- **GIVEN INSTRUCTION**: Where a line in the listing contains the string "matplotlib", copy that line out.

- **COLLECTED DATA**:
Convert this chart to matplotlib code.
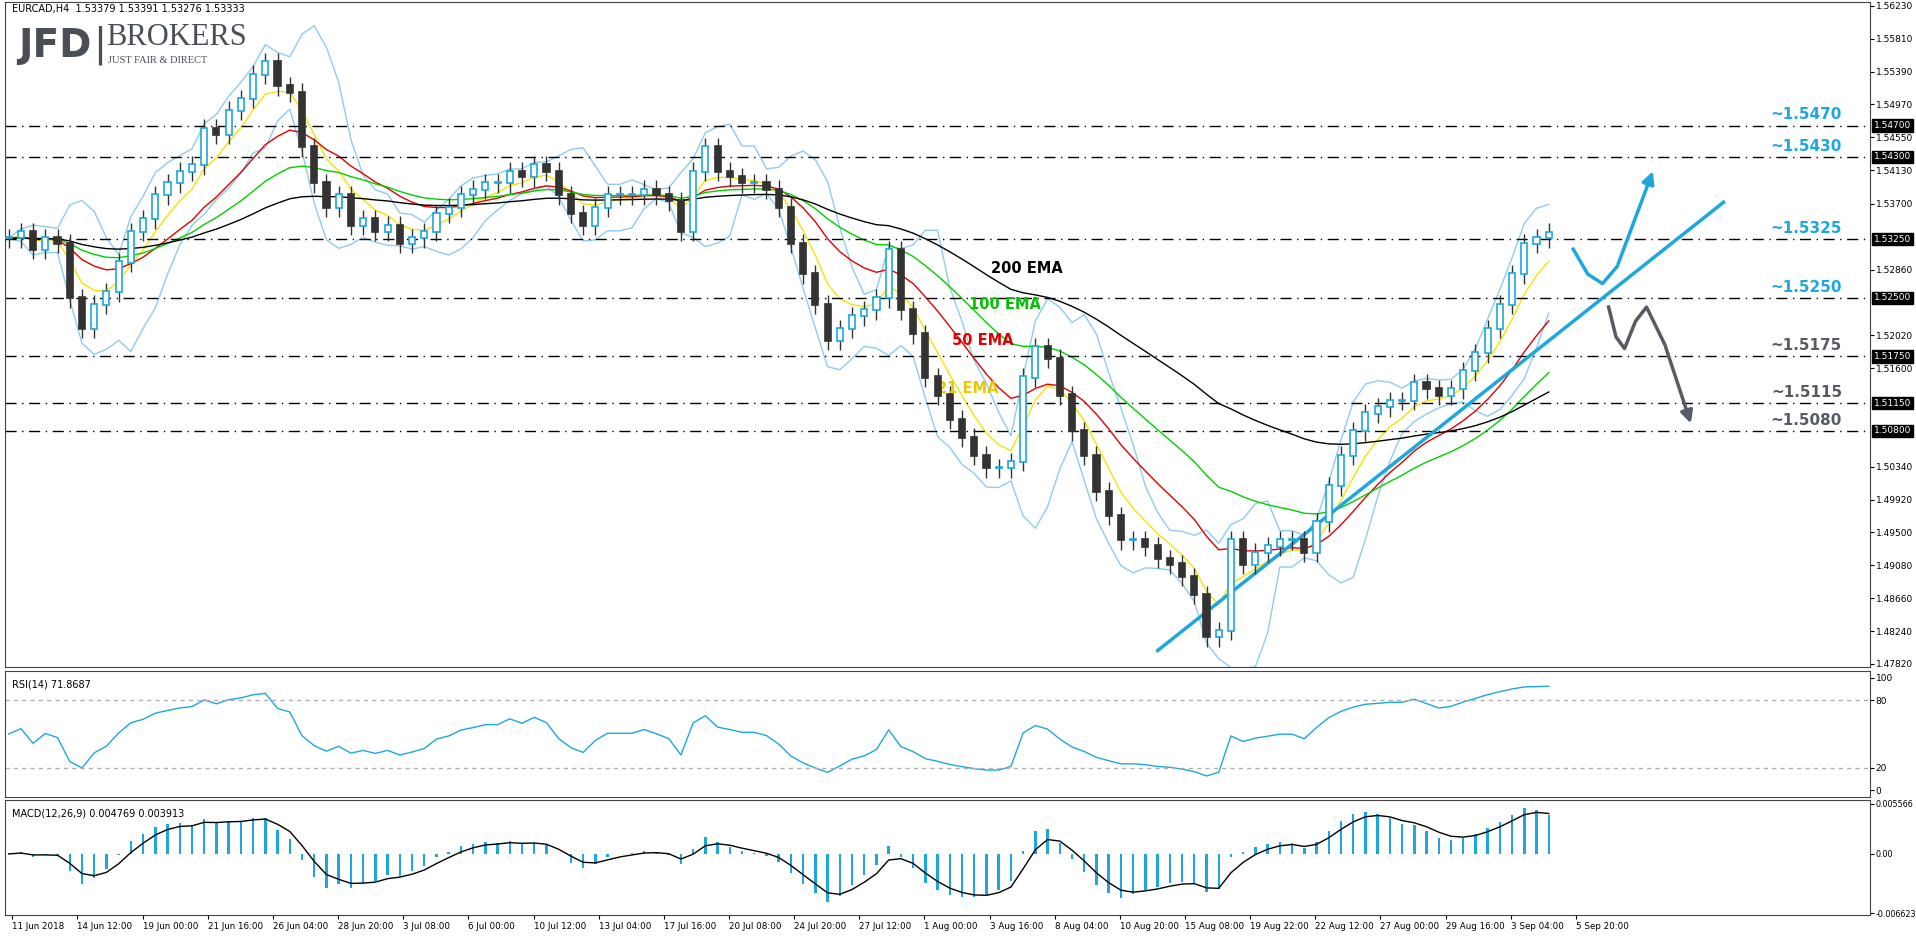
import matplotlib
matplotlib.use("Agg")
import matplotlib.pyplot as plt
import numpy as np

# closes sampled roughly every 12h along the chart (EURCAD H4)
closes = [1.5326, 1.5334, 1.5311, 1.5326, 1.5319, 1.5249, 1.5210, 1.5241, 1.5257, 1.5295,
          1.5334, 1.5350, 1.5381, 1.5396, 1.5411, 1.5419, 1.5466, 1.5458, 1.5489, 1.5504,
          1.5535, 1.5551, 1.5520, 1.5512, 1.5442, 1.5396, 1.5365, 1.5381, 1.5342, 1.5350,
          1.5334, 1.5342, 1.5319, 1.5326, 1.5334, 1.5357, 1.5365, 1.5381, 1.5388, 1.5396,
          1.5396, 1.5411, 1.5404, 1.5419, 1.5411, 1.5381, 1.5357, 1.5342, 1.5365, 1.5381,
          1.5381, 1.5381, 1.5388, 1.5381, 1.5373, 1.5334, 1.5411, 1.5442, 1.5411, 1.5404,
          1.5396, 1.5396, 1.5388, 1.5365, 1.5319, 1.5280, 1.5241, 1.5195, 1.5210, 1.5226,
          1.5234, 1.5249, 1.5311, 1.5234, 1.5203, 1.5148, 1.5125, 1.5094, 1.5071, 1.5048,
          1.5032, 1.5032, 1.5040, 1.5148, 1.5187, 1.5172, 1.5125, 1.5079, 1.5048, 1.5002,
          1.4971, 1.4940, 1.4940, 1.4932, 1.4916, 1.4909, 1.4893, 1.4870, 1.4816, 1.4824,
          1.4940, 1.4909, 1.4924, 1.4932, 1.4940, 1.4940, 1.4924, 1.4963, 1.5009, 1.5048,
          1.5079, 1.5102, 1.5110, 1.5118, 1.5118, 1.5141, 1.5133, 1.5125, 1.5133, 1.5156,
          1.5179, 1.5210, 1.5241, 1.5280, 1.5319, 1.5326, 1.5333]
wick = 0.0012

levels = [1.5470, 1.5430, 1.5325, 1.5250, 1.5175, 1.5115, 1.5080]
level_labels = ["~1.5470", "~1.5430", "~1.5325", "~1.5250", "~1.5175", "~1.5115", "~1.5080"]
level_boxes = ["1.54700", "1.54300", "1.53250", "1.52500", "1.51750", "1.51150", "1.50800"]

price_ticks = [1.56230, 1.55810, 1.55390, 1.54970, 1.54550, 1.54130, 1.53700, 1.52860,
               1.52020, 1.51600, 1.50340, 1.49920, 1.49500, 1.49080, 1.48660, 1.48240, 1.47820]
date_labels = ["11 Jun 2018", "14 Jun 12:00", "19 Jun 00:00", "21 Jun 16:00", "26 Jun 04:00",
               "28 Jun 20:00", "3 Jul 08:00", "6 Jul 00:00", "10 Jul 12:00", "13 Jul 04:00",
               "17 Jul 16:00", "20 Jul 08:00", "24 Jul 20:00", "27 Jul 12:00", "1 Aug 00:00",
               "3 Aug 16:00", "8 Aug 04:00", "10 Aug 20:00", "15 Aug 08:00", "19 Aug 22:00",
               "22 Aug 12:00", "27 Aug 00:00", "29 Aug 16:00", "3 Sep 04:00", "5 Sep 20:00"]

trend_x = [94.0, 140.3]
trend_y = [1.4799, 1.5372]
up_x = [128.0, 129.2, 130.4, 131.6, 134.6]
up_y = [1.5312, 1.5280, 1.5268, 1.5290, 1.5415]
down_x = [130.9, 131.5, 132.2, 133.1, 134.0, 135.5, 137.7]
down_y = [1.5238, 1.5200, 1.5185, 1.5220, 1.5238, 1.5190, 1.5086]

CYAN = "#1ca8dd"
GRAY = "#555c66"

c = np.array(closes)
o = np.r_[c[0], c[:-1]]
hi = np.maximum(o, c) + wick
lo = np.minimum(o, c) - wick
n = len(c)
x = np.arange(n)


def ema(v, span):
    a = 2 / (span + 1)
    out = np.empty_like(v)
    out[0] = v[0]
    for i in range(1, len(v)):
        out[i] = a * v[i] + (1 - a) * out[i - 1]
    return out


fig = plt.figure(figsize=(19.16, 9.36), dpi=100)
ax = fig.add_axes([0.0026, 0.2874, 0.9735, 0.7105])
ax_rsi = fig.add_axes([0.0026, 0.1485, 0.9735, 0.1346], sharex=ax)
ax_macd = fig.add_axes([0.0026, 0.0224, 0.9735, 0.1229], sharex=ax)

# bollinger
k = 5
mid = np.array([c[max(0, i - k + 1):i + 1].mean() for i in range(n)])
sd = np.array([c[max(0, i - k + 1):i + 1].std() for i in range(n)])
for band in (mid + 2 * sd, mid - 2 * sd):
    ax.plot(x, band, color="#8ecbf0", lw=1)

ax.plot(x, ema(c, 5), color="#f5e400", lw=1)
ax.plot(x, ema(c, 13), color="#e00000", lw=1)
ax.plot(x, ema(c, 25), color="#00d000", lw=1)
ax.plot(x, ema(c, 50), color="black", lw=1)

for i in range(n):
    bull = c[i] >= o[i]
    ax.vlines(x[i], lo[i], hi[i], color="#333333", lw=1, zorder=3)
    ax.bar(x[i], abs(c[i] - o[i]) + 0.00015, bottom=min(o[i], c[i]), width=0.5,
           color="white" if bull else "#333333", edgecolor=CYAN if bull else "#333333",
           lw=1.2, zorder=4)

for lv, lab, box, i in zip(levels, level_labels, level_boxes, range(len(levels))):
    ax.axhline(lv, color="black", lw=1, ls=(0, (8, 4, 1, 4)))
    ax.text(150.0, lv + 0.0004, lab, ha="right", va="bottom", fontsize=11, fontweight="bold",
            color=CYAN if i < 4 else GRAY)
    ax.text(1.002, lv, box, transform=ax.get_yaxis_transform(), ha="left", va="center",
            fontsize=6.5, color="white", bbox=dict(fc="black", ec="black", pad=1.2))

ax.plot(trend_x, trend_y, color=CYAN, lw=2.5)
ax.plot(up_x[:-1], up_y[:-1], color=CYAN, lw=2.5)
ax.annotate("", xy=(up_x[-1], up_y[-1]), xytext=(up_x[-2], up_y[-2]),
            arrowprops=dict(arrowstyle="-|>", color=CYAN, lw=2.5, mutation_scale=18))
ax.plot(down_x[:-1], down_y[:-1], color=GRAY, lw=2.5)
ax.annotate("", xy=(down_x[-1], down_y[-1]), xytext=(down_x[-2], down_y[-2]),
            arrowprops=dict(arrowstyle="-|>", color=GRAY, lw=2.5, mutation_scale=18))

ax.text(83.3, 1.5282, "200 EMA", color="black", fontsize=10.5, fontweight="bold", ha="center")
ax.text(81.5, 1.5235, "100 EMA", color="#00c000", fontsize=10.5, fontweight="bold", ha="center")
ax.text(79.7, 1.5190, "50 EMA", color="#e00000", fontsize=10.5, fontweight="bold", ha="center")
ax.text(78.5, 1.5128, "21 EMA", color="#e8c800", fontsize=10.5, fontweight="bold", ha="center")

ax.text(0.004, 0.997, "EURCAD,H4  1.53379 1.53391 1.53276 1.53333", transform=ax.transAxes,
        fontsize=7, va="top")
ax.text(0.007, 0.905, "JFD", transform=ax.transAxes, fontsize=28, fontweight="bold",
        color="#4a4f57", va="bottom")
ax.text(0.047, 0.905, "|", transform=ax.transAxes, fontsize=28, color="#4a4f57", va="bottom")
ax.text(0.054, 0.925, "BROKERS", transform=ax.transAxes, fontsize=22, family="Liberation Serif",
        color="#4a4f57", va="bottom")
ax.text(0.055, 0.905, "JUST FAIR & DIRECT", transform=ax.transAxes, fontsize=7.5,
        family="Liberation Serif", color="#4a4f57", va="bottom")

ax.set_ylim(1.4778, 1.5628)
ax.set_xlim(-0.3, 152.3)

# RSI
d = np.diff(c, prepend=c[0])
up = np.clip(d, 0, None)
dn = np.clip(-d, 0, None)
au = ema(np.r_[0.0005, up[1:]], 16)
ad = ema(np.r_[0.0005, dn[1:]], 16)
rsi = 100 * au / (au + ad)
ax_rsi.plot(x, rsi, color=CYAN, lw=1)
for lvl in (80, 20):
    ax_rsi.axhline(lvl, color="#b0b0b0", lw=1, ls=(0, (3, 3)))
ax_rsi.set_ylim(-6, 106)
ax_rsi.set_yticks([100, 80, 20, 0])
ax_rsi.text(0.004, 0.93, "RSI(14) 71.8687", transform=ax_rsi.transAxes, fontsize=7, va="top")

# MACD
macd = ema(c, 3) - ema(c, 7)
sig = ema(macd, 3)
ax_macd.bar(x, macd, width=0.2, color=CYAN)
ax_macd.plot(x, sig, color="black", lw=1)
ax_macd.set_ylim(-0.0068, 0.0060)
ax_macd.set_yticks([0.005566, 0.0, -0.006623])
ax_macd.set_yticklabels(["0.005566", "0.00", "-0.006623"])
ax_macd.text(0.004, 0.93, "MACD(12,26,9) 0.004769 0.003913", transform=ax_macd.transAxes,
             fontsize=7, va="top")

ax.set_yticks(price_ticks)
ax.set_yticklabels([f"{p:.5f}" for p in price_ticks])
for a in (ax, ax_rsi, ax_macd):
    a.yaxis.tick_right()
    a.tick_params(axis="y", labelsize=6.5, length=3, pad=1)
    a.tick_params(axis="x", length=3, labelsize=6.3, pad=2)
    for s in a.spines.values():
        s.set_color("#444444")
ax_macd.tick_params(axis="y", labelsize=5.8)
plt.setp(ax.get_xticklabels(), visible=False)
plt.setp(ax_rsi.get_xticklabels(), visible=False)
ticks = [0.3 + 5.33 * i for i in range(len(date_labels))]
ax_macd.set_xticks(ticks)
ax_macd.set_xticklabels(date_labels, ha="left")
ax.tick_params(axis="x", length=0)
ax_rsi.tick_params(axis="x", length=0)

fig.savefig("out.png", dpi=100)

- **TASK SOLUTION**:
Convert this chart to matplotlib code.
import matplotlib
matplotlib.use("Agg")
import matplotlib.pyplot as plt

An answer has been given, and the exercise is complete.